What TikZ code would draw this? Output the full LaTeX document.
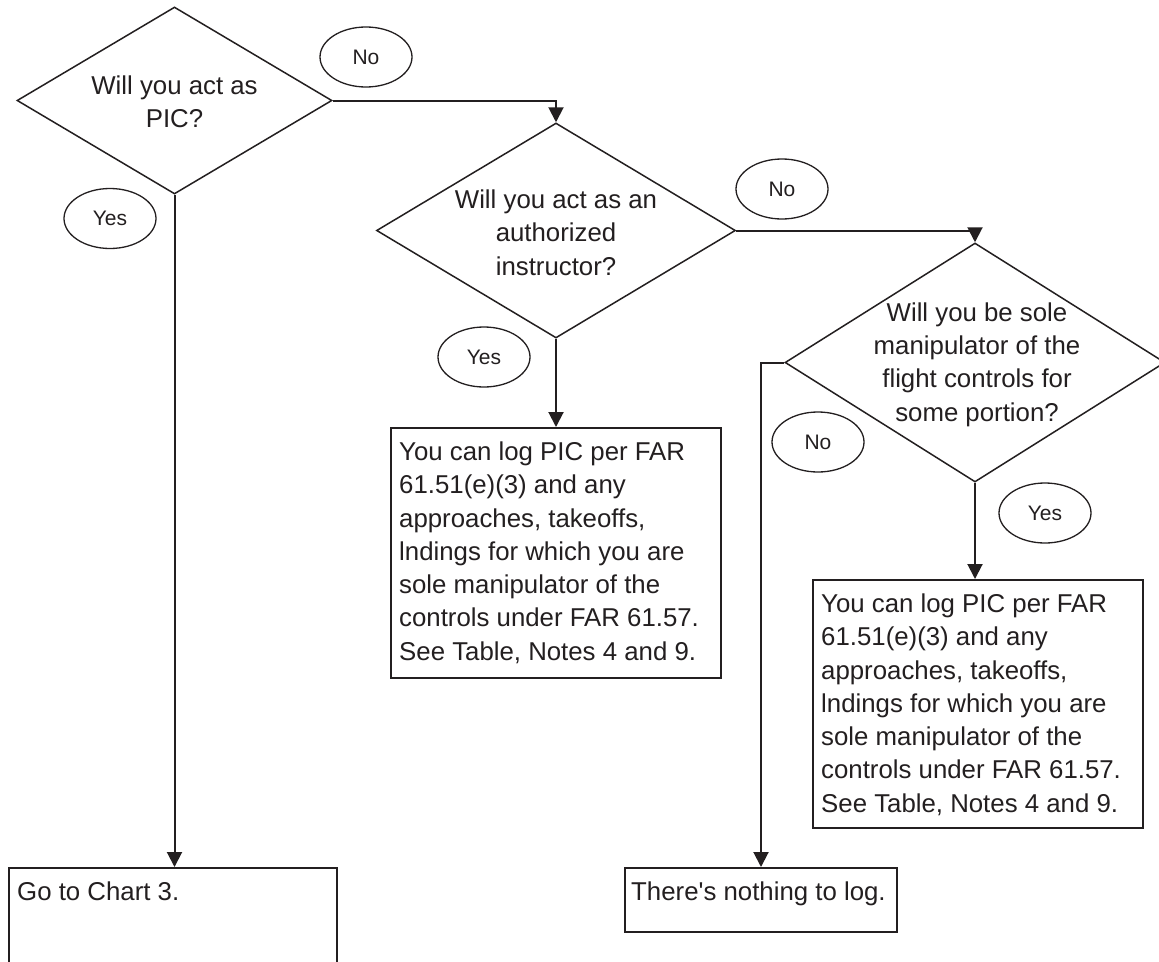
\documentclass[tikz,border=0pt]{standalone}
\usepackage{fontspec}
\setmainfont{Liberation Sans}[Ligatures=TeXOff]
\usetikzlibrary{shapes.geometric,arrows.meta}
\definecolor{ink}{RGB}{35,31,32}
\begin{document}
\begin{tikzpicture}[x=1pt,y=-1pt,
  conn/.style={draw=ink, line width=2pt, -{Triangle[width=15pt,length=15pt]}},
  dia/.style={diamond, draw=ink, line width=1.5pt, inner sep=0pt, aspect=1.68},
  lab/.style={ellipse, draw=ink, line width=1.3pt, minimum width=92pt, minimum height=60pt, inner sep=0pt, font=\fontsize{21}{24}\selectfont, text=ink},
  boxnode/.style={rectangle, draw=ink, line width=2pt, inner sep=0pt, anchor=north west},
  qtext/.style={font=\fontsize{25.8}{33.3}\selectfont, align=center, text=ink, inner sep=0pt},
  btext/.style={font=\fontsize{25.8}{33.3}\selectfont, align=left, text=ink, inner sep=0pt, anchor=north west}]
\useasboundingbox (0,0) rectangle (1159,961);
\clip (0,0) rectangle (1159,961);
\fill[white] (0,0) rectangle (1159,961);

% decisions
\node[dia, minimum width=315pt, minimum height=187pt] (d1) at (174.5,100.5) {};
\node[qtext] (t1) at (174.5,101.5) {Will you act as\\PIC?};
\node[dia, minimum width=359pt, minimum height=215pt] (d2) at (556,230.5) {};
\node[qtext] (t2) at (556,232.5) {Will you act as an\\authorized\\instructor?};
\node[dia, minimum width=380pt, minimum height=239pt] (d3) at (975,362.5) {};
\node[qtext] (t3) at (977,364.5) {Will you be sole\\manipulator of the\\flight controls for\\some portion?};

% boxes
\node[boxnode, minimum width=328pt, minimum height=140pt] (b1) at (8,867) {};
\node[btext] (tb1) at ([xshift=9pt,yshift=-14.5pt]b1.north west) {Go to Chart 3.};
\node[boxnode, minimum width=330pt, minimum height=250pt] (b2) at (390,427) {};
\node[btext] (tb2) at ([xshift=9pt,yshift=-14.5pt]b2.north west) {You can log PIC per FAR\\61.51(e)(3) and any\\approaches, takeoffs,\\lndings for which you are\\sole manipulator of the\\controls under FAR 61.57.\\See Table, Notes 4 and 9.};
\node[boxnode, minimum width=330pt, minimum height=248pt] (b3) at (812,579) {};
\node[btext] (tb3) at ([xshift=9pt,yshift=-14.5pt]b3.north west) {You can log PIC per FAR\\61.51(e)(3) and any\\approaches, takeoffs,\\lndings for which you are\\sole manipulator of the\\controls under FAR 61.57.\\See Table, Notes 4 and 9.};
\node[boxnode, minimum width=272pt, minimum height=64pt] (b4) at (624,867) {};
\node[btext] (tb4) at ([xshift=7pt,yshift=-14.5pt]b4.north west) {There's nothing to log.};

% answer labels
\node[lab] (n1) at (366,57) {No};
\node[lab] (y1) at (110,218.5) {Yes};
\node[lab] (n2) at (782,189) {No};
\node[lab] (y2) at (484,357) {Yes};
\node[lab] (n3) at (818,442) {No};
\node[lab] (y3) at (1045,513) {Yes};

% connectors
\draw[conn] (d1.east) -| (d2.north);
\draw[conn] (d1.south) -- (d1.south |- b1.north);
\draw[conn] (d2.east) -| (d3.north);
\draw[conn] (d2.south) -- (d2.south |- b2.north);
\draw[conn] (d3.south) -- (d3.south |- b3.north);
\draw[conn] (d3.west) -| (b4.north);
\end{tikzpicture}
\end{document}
━━━━━━━━
*WHAT IS ASKED:* From the listing above, return each line with the word "draw".

*PROBLEM SOLUTION:*
What TikZ code would draw this? Output the full LaTeX document.
  conn/.style={draw=ink, line width=2pt, -{Triangle[width=15pt,length=15pt]}},
  dia/.style={diamond, draw=ink, line width=1.5pt, inner sep=0pt, aspect=1.68},
  lab/.style={ellipse, draw=ink, line width=1.3pt, minimum width=92pt, minimum height=60pt, inner sep=0pt, font=\fontsize{21}{24}\selectfont, text=ink},
  boxnode/.style={rectangle, draw=ink, line width=2pt, inner sep=0pt, anchor=north west},
\draw[conn] (d1.east) -| (d2.north);
\draw[conn] (d1.south) -- (d1.south |- b1.north);
\draw[conn] (d2.east) -| (d3.north);
\draw[conn] (d2.south) -- (d2.south |- b2.north);
\draw[conn] (d3.south) -- (d3.south |- b3.north);
\draw[conn] (d3.west) -| (b4.north);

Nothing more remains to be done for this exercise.